• [Given exercise]
Set the listing down again exactly, please, apart from its pictures.

# # # #

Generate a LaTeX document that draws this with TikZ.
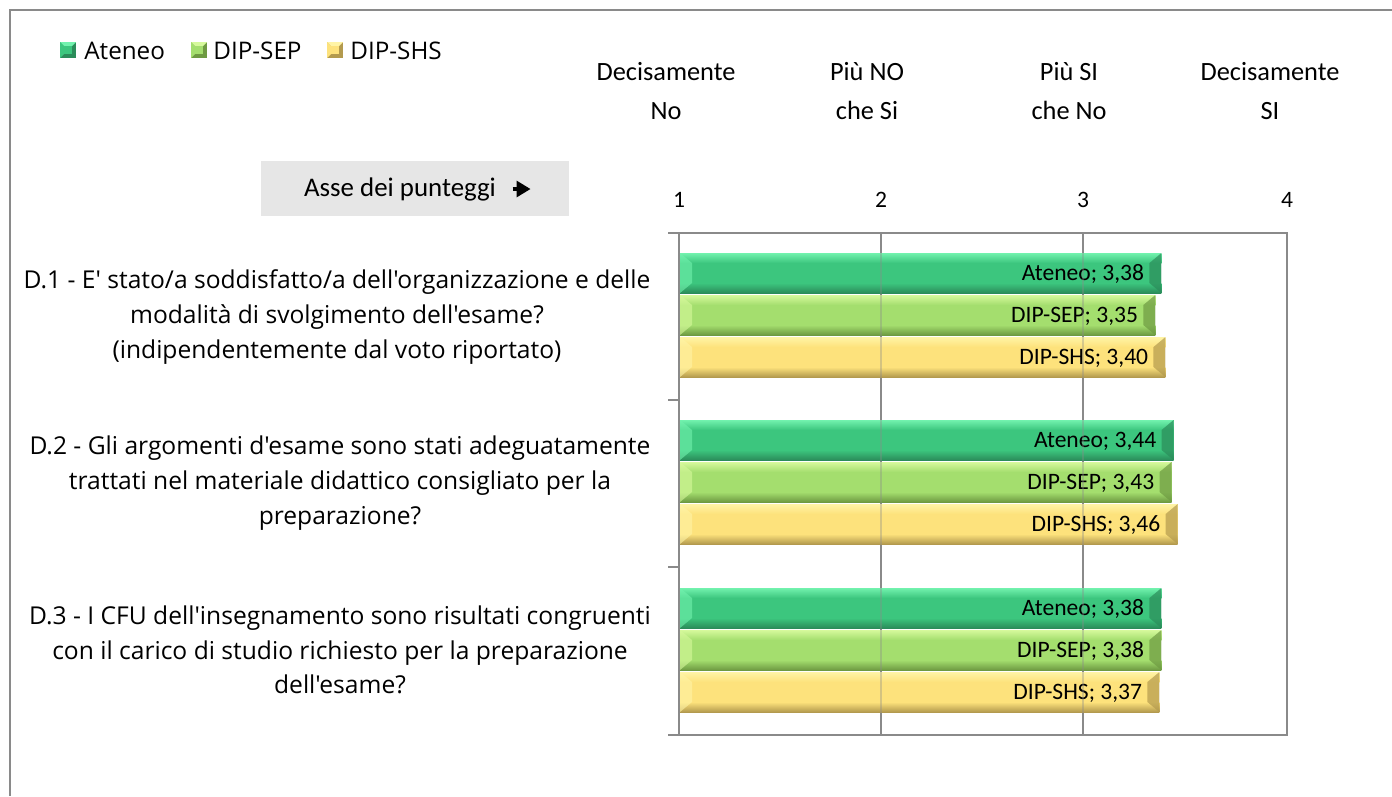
\documentclass[tikz,border=0pt]{standalone}
\usepackage{fontspec}
\setmainfont{Carlito}
\newfontfamily\qfont{Open Sans}
\usetikzlibrary{positioning, arrows.meta}

\definecolor{frame}{HTML}{8A8A8A}
\definecolor{asse}{HTML}{E6E6E6}
\definecolor{ateneo}{HTML}{3CC67E}
\definecolor{ateneoL}{HTML}{72F2AE}
\definecolor{ateneoD}{HTML}{2B8C5A}
\definecolor{sep}{HTML}{A4DE6E}
\definecolor{sepL}{HTML}{D6F99C}
\definecolor{sepD}{HTML}{6E9A42}
\definecolor{shs}{HTML}{FDE27C}
\definecolor{shsL}{HTML}{FFF4A6}
\definecolor{shsD}{HTML}{B39A4E}

\tikzset{
  hdr/.style={align=center, font=\fontsize{15}{22.7}\selectfont},
  quest/.style={align=center, font=\qfont\fontsize{14}{19.8}\selectfont},
  leg/.style={anchor=west, inner sep=0pt, font=\qfont\fontsize{13.8}{16}\selectfont},
  lbl/.style={anchor=east, inner sep=0pt, font=\fontsize{13.4}{16}\selectfont},
  tick/.style={font=\fontsize{13.4}{16}\selectfont},
  axisline/.style={draw=frame, line width=1pt},
}

\begin{document}
\begin{tikzpicture}[x=0.02cm, y=-0.02cm]
\useasboundingbox (0,0) rectangle (1392,796);

% outer frame of the chart
\draw[axisline] (1392,10) -- (10,10) -- (10,796);

% legend
\foreach \xs/\col/\name/\xt in {60/ateneo/Ateneo/84, 191/sep/DIP-SEP/213, 327/shs/DIP-SHS/350} {
  \fill[\col D] (\xs,42) rectangle ++(16,16);
  \fill[\col L] (\xs,42) -- ++(16,0) -- ++(-4,4) -- ++(-8,0) -- cycle;
  \fill[\col] (\xs,42) -- ++(4,4) -- ++(0,8) -- ++(-4,4) -- cycle;
  \fill[\col] (\xs+4,46) rectangle ++(8,8);
  \node[leg] (leg-\name) at (\xt,51) {\name};
}

% scale headings
\node[hdr] (h1) at (666,91) {Decisamente\\No};
\node[hdr] (h2) at (867,91) {Più NO\\che Si};
\node[hdr] (h3) at (1069,91) {Più SI\\che No};
\node[hdr] (h4) at (1270,91) {Decisamente\\SI};

% axis caption
\fill[asse] (261,161) rectangle (569,216);
\node[font=\fontsize{15.3}{18}\selectfont] (asse) at (400,189) {Asse dei punteggi};
\draw[-{Triangle[length=8pt, width=9pt]}, line width=2.2pt] ([xshift=6pt]asse.east) -- ++(18,0);

% axis numbers
\foreach \v/\xv in {1/679, 2/881, 3/1083, 4/1287}
  \node[tick] (n\v) at (\xv,200) {\v};

% plot area and grid
\draw[axisline] (881,233) -- (881,735);
\draw[axisline] (1083,233) -- (1083,735);
\draw[axisline] (679,233) rectangle (1287,735);
\foreach \yk in {233, 400, 567, 735}
  \draw[axisline] (668,\yk) -- (679,\yk);

% bars
\foreach \yt/\v/\col/\txt [count=\i] in {
  253/3.38/ateneo/{Ateneo; 3,38}, 295/3.35/sep/{DIP-SEP; 3,35}, 337/3.40/shs/{DIP-SHS; 3,40},
  420/3.44/ateneo/{Ateneo; 3,44}, 462/3.43/sep/{DIP-SEP; 3,43}, 504/3.46/shs/{DIP-SHS; 3,46},
  588/3.38/ateneo/{Ateneo; 3,38}, 630/3.38/sep/{DIP-SEP; 3,38}, 672/3.37/shs/{DIP-SHS; 3,37}} {
  \pgfmathsetmacro{\xe}{679+(\v-1)*202.7}
  \fill[\col] (680,\yt) rectangle (\xe,\yt+40);
  \shade[top color=\col L, bottom color=\col] (680,\yt) rectangle (\xe,\yt+10);
  \shade[top color=\col, bottom color=\col D] (680,\yt+30) rectangle (\xe,\yt+40);
  \fill[\col L, opacity=0.6] (680,\yt) -- (692,\yt+10) -- (692,\yt+30) -- (680,\yt+40) -- cycle;
  \fill[\col D, opacity=0.7] (\xe,\yt) -- (\xe-12,\yt+10) -- (\xe-12,\yt+30) -- (\xe,\yt+40) -- cycle;
  \node[lbl] (bar\i) at (\xe-17,\yt+21) {\txt};
}

% grid seen through the bars
\draw[axisline, opacity=0.35] (881,233) -- (881,735);
\draw[axisline, opacity=0.35] (1083,233) -- (1083,735);
\draw[axisline] (679,233) -- (679,735);

% questions
\node[quest] (q1) at (337,317) {D.1 - E' stato/a soddisfatto/a dell'organizzazione e delle\\modalità di svolgimento dell'esame?\\(indipendentemente dal voto riportato)};
\node[quest] (q2) at (340,483) {D.2 - Gli argomenti d'esame sono stati adeguatamente\\trattati nel materiale didattico consigliato per la\\preparazione?};
\node[quest] (q3) at (340,650) {D.3 - I CFU dell'insegnamento sono risultati congruenti\\con il carico di studio richiesto per la preparazione\\dell'esame?};
\end{tikzpicture}
\end{document}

# # # #

• [The answer]
Generate a LaTeX document that draws this with TikZ.
\documentclass[tikz,border=0pt]{standalone}
\usepackage{fontspec}
\setmainfont{Carlito}
\newfontfamily\qfont{Open Sans}
\usetikzlibrary{positioning, arrows.meta}

\definecolor{frame}{HTML}{8A8A8A}
\definecolor{asse}{HTML}{E6E6E6}
\definecolor{ateneo}{HTML}{3CC67E}
\definecolor{ateneoL}{HTML}{72F2AE}
\definecolor{ateneoD}{HTML}{2B8C5A}
\definecolor{sep}{HTML}{A4DE6E}
\definecolor{sepL}{HTML}{D6F99C}
\definecolor{sepD}{HTML}{6E9A42}
\definecolor{shs}{HTML}{FDE27C}
\definecolor{shsL}{HTML}{FFF4A6}
\definecolor{shsD}{HTML}{B39A4E}

\tikzset{
  hdr/.style={align=center, font=\fontsize{15}{22.7}\selectfont},
  quest/.style={align=center, font=\qfont\fontsize{14}{19.8}\selectfont},
  leg/.style={anchor=west, inner sep=0pt, font=\qfont\fontsize{13.8}{16}\selectfont},
  lbl/.style={anchor=east, inner sep=0pt, font=\fontsize{13.4}{16}\selectfont},
  tick/.style={font=\fontsize{13.4}{16}\selectfont},
  axisline/.style={draw=frame, line width=1pt},
}

\begin{document}
\begin{tikzpicture}[x=0.02cm, y=-0.02cm]
\useasboundingbox (0,0) rectangle (1392,796);

% outer frame of the chart
\draw[axisline] (1392,10) -- (10,10) -- (10,796);

% legend
\foreach \xs/\col/\name/\xt in {60/ateneo/Ateneo/84, 191/sep/DIP-SEP/213, 327/shs/DIP-SHS/350} {
  \fill[\col D] (\xs,42) rectangle ++(16,16);
  \fill[\col L] (\xs,42) -- ++(16,0) -- ++(-4,4) -- ++(-8,0) -- cycle;
  \fill[\col] (\xs,42) -- ++(4,4) -- ++(0,8) -- ++(-4,4) -- cycle;
  \fill[\col] (\xs+4,46) rectangle ++(8,8);
  \node[leg] (leg-\name) at (\xt,51) {\name};
}

% scale headings
\node[hdr] (h1) at (666,91) {Decisamente\\No};
\node[hdr] (h2) at (867,91) {Più NO\\che Si};
\node[hdr] (h3) at (1069,91) {Più SI\\che No};
\node[hdr] (h4) at (1270,91) {Decisamente\\SI};

% axis caption
\fill[asse] (261,161) rectangle (569,216);
\node[font=\fontsize{15.3}{18}\selectfont] (asse) at (400,189) {Asse dei punteggi};
\draw[-{Triangle[length=8pt, width=9pt]}, line width=2.2pt] ([xshift=6pt]asse.east) -- ++(18,0);

% axis numbers
\foreach \v/\xv in {1/679, 2/881, 3/1083, 4/1287}
  \node[tick] (n\v) at (\xv,200) {\v};

% plot area and grid
\draw[axisline] (881,233) -- (881,735);
\draw[axisline] (1083,233) -- (1083,735);
\draw[axisline] (679,233) rectangle (1287,735);
\foreach \yk in {233, 400, 567, 735}
  \draw[axisline] (668,\yk) -- (679,\yk);

% bars
\foreach \yt/\v/\col/\txt [count=\i] in {
  253/3.38/ateneo/{Ateneo; 3,38}, 295/3.35/sep/{DIP-SEP; 3,35}, 337/3.40/shs/{DIP-SHS; 3,40},
  420/3.44/ateneo/{Ateneo; 3,44}, 462/3.43/sep/{DIP-SEP; 3,43}, 504/3.46/shs/{DIP-SHS; 3,46},
  588/3.38/ateneo/{Ateneo; 3,38}, 630/3.38/sep/{DIP-SEP; 3,38}, 672/3.37/shs/{DIP-SHS; 3,37}} {
  \pgfmathsetmacro{\xe}{679+(\v-1)*202.7}
  \fill[\col] (680,\yt) rectangle (\xe,\yt+40);
  \shade[top color=\col L, bottom color=\col] (680,\yt) rectangle (\xe,\yt+10);
  \shade[top color=\col, bottom color=\col D] (680,\yt+30) rectangle (\xe,\yt+40);
  \fill[\col L, opacity=0.6] (680,\yt) -- (692,\yt+10) -- (692,\yt+30) -- (680,\yt+40) -- cycle;
  \fill[\col D, opacity=0.7] (\xe,\yt) -- (\xe-12,\yt+10) -- (\xe-12,\yt+30) -- (\xe,\yt+40) -- cycle;
  \node[lbl] (bar\i) at (\xe-17,\yt+21) {\txt};
}

% grid seen through the bars
\draw[axisline, opacity=0.35] (881,233) -- (881,735);
\draw[axisline, opacity=0.35] (1083,233) -- (1083,735);
\draw[axisline] (679,233) -- (679,735);

% questions
\node[quest] (q1) at (337,317) {D.1 - E' stato/a soddisfatto/a dell'organizzazione e delle\\modalità di svolgimento dell'esame?\\(indipendentemente dal voto riportato)};
\node[quest] (q2) at (340,483) {D.2 - Gli argomenti d'esame sono stati adeguatamente\\trattati nel materiale didattico consigliato per la\\preparazione?};
\node[quest] (q3) at (340,650) {D.3 - I CFU dell'insegnamento sono risultati congruenti\\con il carico di studio richiesto per la preparazione\\dell'esame?};
\end{tikzpicture}
\end{document}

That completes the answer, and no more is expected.